═════ DATASET EXCERPT ═════

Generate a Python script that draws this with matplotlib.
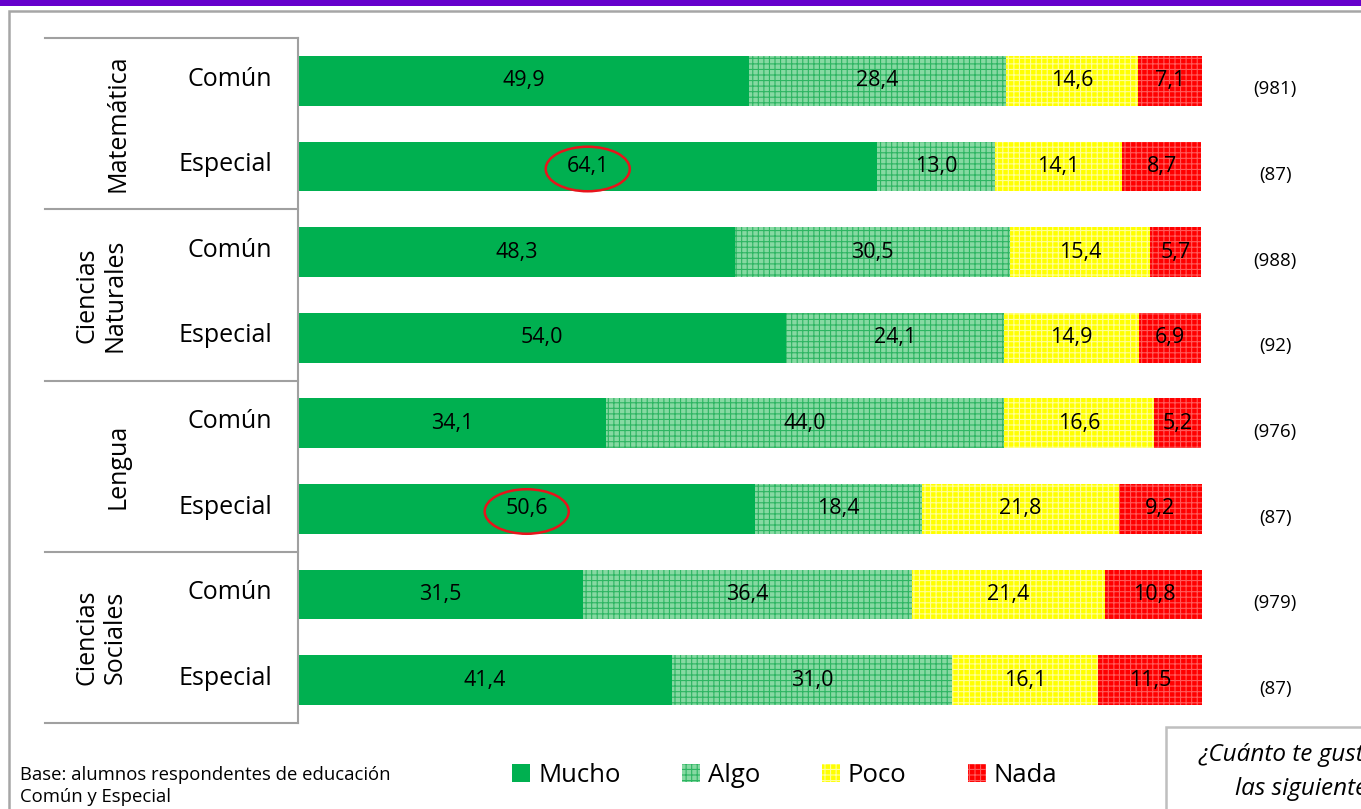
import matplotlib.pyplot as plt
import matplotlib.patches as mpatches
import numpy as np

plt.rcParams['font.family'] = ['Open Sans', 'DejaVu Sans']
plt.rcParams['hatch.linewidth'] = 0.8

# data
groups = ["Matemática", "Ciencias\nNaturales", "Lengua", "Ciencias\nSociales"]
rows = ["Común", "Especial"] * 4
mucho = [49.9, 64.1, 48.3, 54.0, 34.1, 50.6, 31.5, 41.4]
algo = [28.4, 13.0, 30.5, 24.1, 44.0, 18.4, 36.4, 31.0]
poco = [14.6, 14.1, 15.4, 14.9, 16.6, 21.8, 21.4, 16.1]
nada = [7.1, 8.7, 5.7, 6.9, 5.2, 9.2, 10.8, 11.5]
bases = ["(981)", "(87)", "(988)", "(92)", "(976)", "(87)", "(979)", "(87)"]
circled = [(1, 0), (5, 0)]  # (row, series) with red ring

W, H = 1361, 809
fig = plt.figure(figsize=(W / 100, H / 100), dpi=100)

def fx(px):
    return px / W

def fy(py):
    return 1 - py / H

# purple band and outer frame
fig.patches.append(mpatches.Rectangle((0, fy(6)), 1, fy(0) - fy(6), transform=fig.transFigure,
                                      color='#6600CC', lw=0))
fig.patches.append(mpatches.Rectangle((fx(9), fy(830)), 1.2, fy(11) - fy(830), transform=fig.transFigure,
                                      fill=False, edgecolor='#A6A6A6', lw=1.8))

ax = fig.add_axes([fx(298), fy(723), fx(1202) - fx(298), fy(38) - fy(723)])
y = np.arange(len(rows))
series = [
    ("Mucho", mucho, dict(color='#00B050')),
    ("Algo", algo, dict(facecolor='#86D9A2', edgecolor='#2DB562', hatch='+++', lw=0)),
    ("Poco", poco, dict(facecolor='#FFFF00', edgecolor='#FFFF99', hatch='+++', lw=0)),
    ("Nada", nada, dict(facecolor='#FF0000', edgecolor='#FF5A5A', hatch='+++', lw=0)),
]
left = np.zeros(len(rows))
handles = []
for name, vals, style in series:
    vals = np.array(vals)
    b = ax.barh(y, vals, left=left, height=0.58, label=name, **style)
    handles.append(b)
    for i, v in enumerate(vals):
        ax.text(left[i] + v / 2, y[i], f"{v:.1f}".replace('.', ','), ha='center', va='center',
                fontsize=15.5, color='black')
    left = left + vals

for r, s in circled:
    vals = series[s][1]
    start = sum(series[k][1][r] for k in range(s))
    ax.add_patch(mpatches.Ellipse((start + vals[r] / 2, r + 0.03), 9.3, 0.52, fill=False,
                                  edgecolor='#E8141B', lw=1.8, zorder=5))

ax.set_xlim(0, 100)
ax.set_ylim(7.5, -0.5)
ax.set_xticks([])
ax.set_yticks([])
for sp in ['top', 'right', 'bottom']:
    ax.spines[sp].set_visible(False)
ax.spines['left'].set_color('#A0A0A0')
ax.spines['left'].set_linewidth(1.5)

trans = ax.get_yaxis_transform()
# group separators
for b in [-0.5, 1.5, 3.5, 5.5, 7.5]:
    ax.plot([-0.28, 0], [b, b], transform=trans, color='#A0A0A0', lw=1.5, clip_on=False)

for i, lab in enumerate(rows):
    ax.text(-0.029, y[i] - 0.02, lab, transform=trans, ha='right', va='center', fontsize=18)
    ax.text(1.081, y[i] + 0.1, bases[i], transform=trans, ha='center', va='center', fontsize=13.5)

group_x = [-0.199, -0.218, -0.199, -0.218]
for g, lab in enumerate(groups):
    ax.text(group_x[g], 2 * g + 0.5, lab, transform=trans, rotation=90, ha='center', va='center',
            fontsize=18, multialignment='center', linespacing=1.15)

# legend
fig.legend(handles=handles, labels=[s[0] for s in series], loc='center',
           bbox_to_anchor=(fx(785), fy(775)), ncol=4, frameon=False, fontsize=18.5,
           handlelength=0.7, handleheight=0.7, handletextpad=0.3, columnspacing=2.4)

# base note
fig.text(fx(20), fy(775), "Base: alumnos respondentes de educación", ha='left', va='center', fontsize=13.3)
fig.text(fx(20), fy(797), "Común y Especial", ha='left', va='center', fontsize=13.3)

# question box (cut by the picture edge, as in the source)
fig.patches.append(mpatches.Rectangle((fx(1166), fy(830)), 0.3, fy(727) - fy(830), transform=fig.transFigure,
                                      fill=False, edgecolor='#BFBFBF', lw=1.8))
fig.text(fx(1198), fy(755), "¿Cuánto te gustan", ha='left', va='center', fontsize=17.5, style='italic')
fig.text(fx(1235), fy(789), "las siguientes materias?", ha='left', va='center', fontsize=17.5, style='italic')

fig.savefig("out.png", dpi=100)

═════

SHORT PROBLEM → Repeat the listing in full and exactly. Leave any pictures out.

OUTPUT FOR THIS EXERCISE →
Generate a Python script that draws this with matplotlib.
import matplotlib.pyplot as plt
import matplotlib.patches as mpatches
import numpy as np

plt.rcParams['font.family'] = ['Open Sans', 'DejaVu Sans']
plt.rcParams['hatch.linewidth'] = 0.8

# data
groups = ["Matemática", "Ciencias\nNaturales", "Lengua", "Ciencias\nSociales"]
rows = ["Común", "Especial"] * 4
mucho = [49.9, 64.1, 48.3, 54.0, 34.1, 50.6, 31.5, 41.4]
algo = [28.4, 13.0, 30.5, 24.1, 44.0, 18.4, 36.4, 31.0]
poco = [14.6, 14.1, 15.4, 14.9, 16.6, 21.8, 21.4, 16.1]
nada = [7.1, 8.7, 5.7, 6.9, 5.2, 9.2, 10.8, 11.5]
bases = ["(981)", "(87)", "(988)", "(92)", "(976)", "(87)", "(979)", "(87)"]
circled = [(1, 0), (5, 0)]  # (row, series) with red ring

W, H = 1361, 809
fig = plt.figure(figsize=(W / 100, H / 100), dpi=100)

def fx(px):
    return px / W

def fy(py):
    return 1 - py / H

# purple band and outer frame
fig.patches.append(mpatches.Rectangle((0, fy(6)), 1, fy(0) - fy(6), transform=fig.transFigure,
                                      color='#6600CC', lw=0))
fig.patches.append(mpatches.Rectangle((fx(9), fy(830)), 1.2, fy(11) - fy(830), transform=fig.transFigure,
                                      fill=False, edgecolor='#A6A6A6', lw=1.8))

ax = fig.add_axes([fx(298), fy(723), fx(1202) - fx(298), fy(38) - fy(723)])
y = np.arange(len(rows))
series = [
    ("Mucho", mucho, dict(color='#00B050')),
    ("Algo", algo, dict(facecolor='#86D9A2', edgecolor='#2DB562', hatch='+++', lw=0)),
    ("Poco", poco, dict(facecolor='#FFFF00', edgecolor='#FFFF99', hatch='+++', lw=0)),
    ("Nada", nada, dict(facecolor='#FF0000', edgecolor='#FF5A5A', hatch='+++', lw=0)),
]
left = np.zeros(len(rows))
handles = []
for name, vals, style in series:
    vals = np.array(vals)
    b = ax.barh(y, vals, left=left, height=0.58, label=name, **style)
    handles.append(b)
    for i, v in enumerate(vals):
        ax.text(left[i] + v / 2, y[i], f"{v:.1f}".replace('.', ','), ha='center', va='center',
                fontsize=15.5, color='black')
    left = left + vals

for r, s in circled:
    vals = series[s][1]
    start = sum(series[k][1][r] for k in range(s))
    ax.add_patch(mpatches.Ellipse((start + vals[r] / 2, r + 0.03), 9.3, 0.52, fill=False,
                                  edgecolor='#E8141B', lw=1.8, zorder=5))

ax.set_xlim(0, 100)
ax.set_ylim(7.5, -0.5)
ax.set_xticks([])
ax.set_yticks([])
for sp in ['top', 'right', 'bottom']:
    ax.spines[sp].set_visible(False)
ax.spines['left'].set_color('#A0A0A0')
ax.spines['left'].set_linewidth(1.5)

trans = ax.get_yaxis_transform()
# group separators
for b in [-0.5, 1.5, 3.5, 5.5, 7.5]:
    ax.plot([-0.28, 0], [b, b], transform=trans, color='#A0A0A0', lw=1.5, clip_on=False)

for i, lab in enumerate(rows):
    ax.text(-0.029, y[i] - 0.02, lab, transform=trans, ha='right', va='center', fontsize=18)
    ax.text(1.081, y[i] + 0.1, bases[i], transform=trans, ha='center', va='center', fontsize=13.5)

group_x = [-0.199, -0.218, -0.199, -0.218]
for g, lab in enumerate(groups):
    ax.text(group_x[g], 2 * g + 0.5, lab, transform=trans, rotation=90, ha='center', va='center',
            fontsize=18, multialignment='center', linespacing=1.15)

# legend
fig.legend(handles=handles, labels=[s[0] for s in series], loc='center',
           bbox_to_anchor=(fx(785), fy(775)), ncol=4, frameon=False, fontsize=18.5,
           handlelength=0.7, handleheight=0.7, handletextpad=0.3, columnspacing=2.4)

# base note
fig.text(fx(20), fy(775), "Base: alumnos respondentes de educación", ha='left', va='center', fontsize=13.3)
fig.text(fx(20), fy(797), "Común y Especial", ha='left', va='center', fontsize=13.3)

# question box (cut by the picture edge, as in the source)
fig.patches.append(mpatches.Rectangle((fx(1166), fy(830)), 0.3, fy(727) - fy(830), transform=fig.transFigure,
                                      fill=False, edgecolor='#BFBFBF', lw=1.8))
fig.text(fx(1198), fy(755), "¿Cuánto te gustan", ha='left', va='center', fontsize=17.5, style='italic')
fig.text(fx(1235), fy(789), "las siguientes materias?", ha='left', va='center', fontsize=17.5, style='italic')

fig.savefig("out.png", dpi=100)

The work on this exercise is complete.